Some student groups have also presented 10 reforms they seek to the monarchy of King Maha Vajiralongkorn – including curbing his powers over the constitution, the royal fortune and the armed forces.
‘Down with feudalsim’
“Down with feudalism, long live the people,” protesters chanted. “We will no longer be dust for anyone.”
Thailand’s lèse-majesté law sets a penalty of up to 15 years for criticising the monarchy, but Prayuth has said the king requested that it not be used for now.
As the anti-government protest got underway, several dozen royalists also held a demonstration, waving national flags and holding up gold-framed portraits of the king and other royals.

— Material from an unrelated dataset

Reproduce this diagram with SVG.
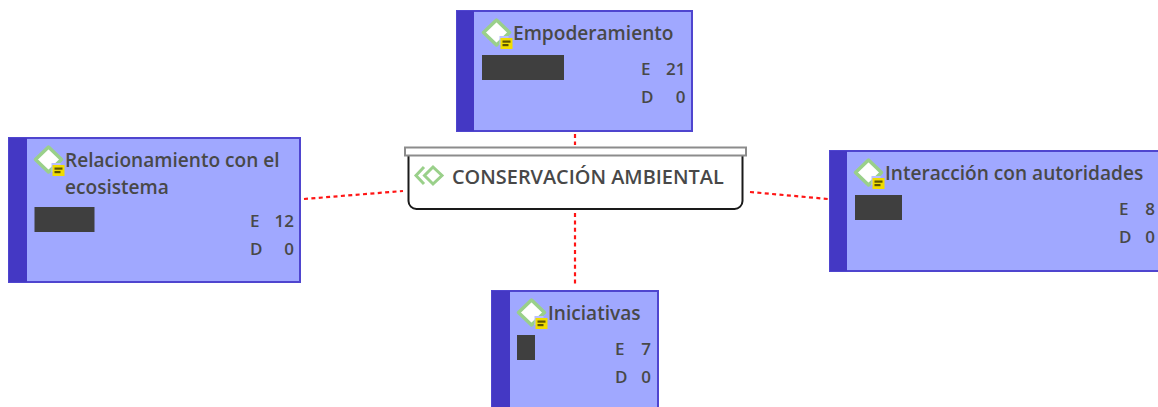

“I don’t care if they protest against the government but they cannot touch the monarchy,” said Sumet Trakulwoonnoo, a leader of the royalist group, Coordination Center of Vocational Students for the Protection of National Institutions (CVPI).
Critics accuse the monarchy of helping extend the army’s hold on politics in Thailand, where there have been 13 successful coups since the end of absolute royal rule in 1932.
Before the 2014 coup, Bangkok was roiled by more than a decade of often violent clashes between yellow shirt royalist protesters and rival red shirts loyal to former prime minister Thaksin Shinawatra.
The new wave of protests has not been violent so far.
“I am old now and can never achieve my goal,” said former red shirt protester Ueng Poontawee, 62. “Now there are new faces. I am very happy they came out.”
After the more than nine-hour protest dispersed, a group of the activists marched to a nearby police station to challenge officers to arrest them if there were warrants against them on charges of organising previous protests.
The police did not arrest anyone and the activists then left. Police made no comment to media.
Three student leaders have been charged over accusations of breaching restrictions in organising previous protests. They have been released on bail, but police say arrest warrants have been issued for a further 12 protest leaders while others are under investigation.